I’ve used this illustration with many young people in Juvenile Hall through the years and it has important value to teaching the young people about Christianity. The point of Christianity is this. Like curare, it is deadly and it must be handled carefully. Young offenders, like many people, are opportunistic, who want a maximum return on minimal investment of time and energy. When it comes to the Christian faith, they want the full benefits of Christianity without its obligations. They want to ingest Christianity in the same way they ingest drugs and alcohol. Such chemicals are used to ease the pain and induce euphoria of everyday life.

Christianity is applied by them when the synthetic drugs no longer work. It’s then that they run to Christianity for relief. Christianity, however, cannot be taken orally. It cost God his Son and it will ultimately cost us our lives before we can become partakers of God’s gifts. The Biblical injunction requires an injection.
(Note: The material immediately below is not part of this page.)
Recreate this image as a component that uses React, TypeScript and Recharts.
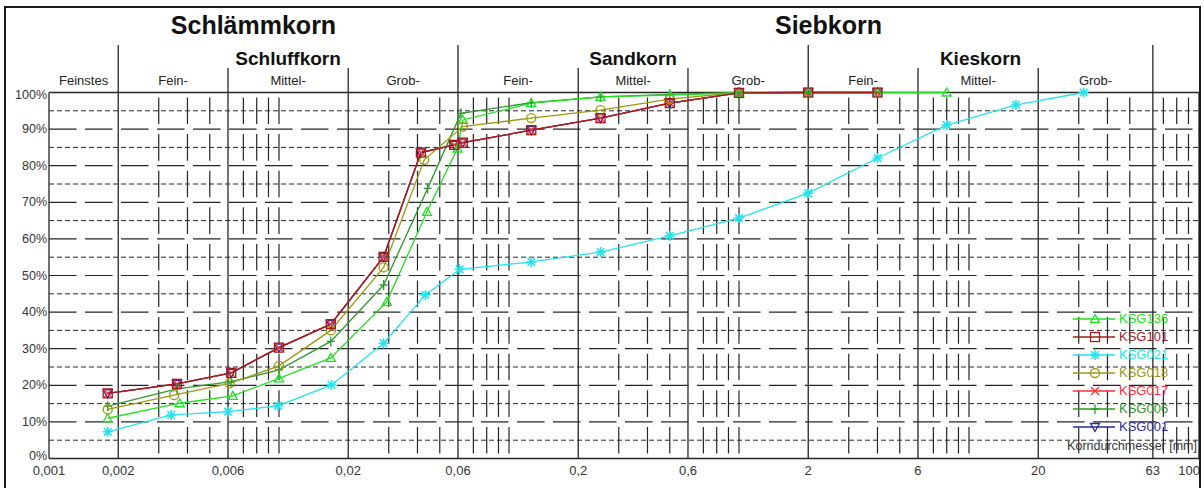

The German theologian, Dietrich Bonhoeffer, understood this well and wrote, “When Christ calls a man, he bids him, ‘Come and die’.” Bonhoeffer did die for his principles on April 9th, 1945, when under a special order of Heinrich Himmler he was executed at Flossenbürg Concentration Camp. The point I try to get across to the young people is, danger, high voltage. Christianity is deadly and will require your life. One cannot flirt with it around the edges. Either inject Christianity directly into your life or stay away.

Mere ingestion creates gluttons whose insatiable appetites are never satisfied. An injection, however, brings death and with it a joy and hope of life that brought the great missionary, Adoniram Judson, to exclaim, “When Christ calls me home, I shall go with the gladness of a boy bounding away from school.”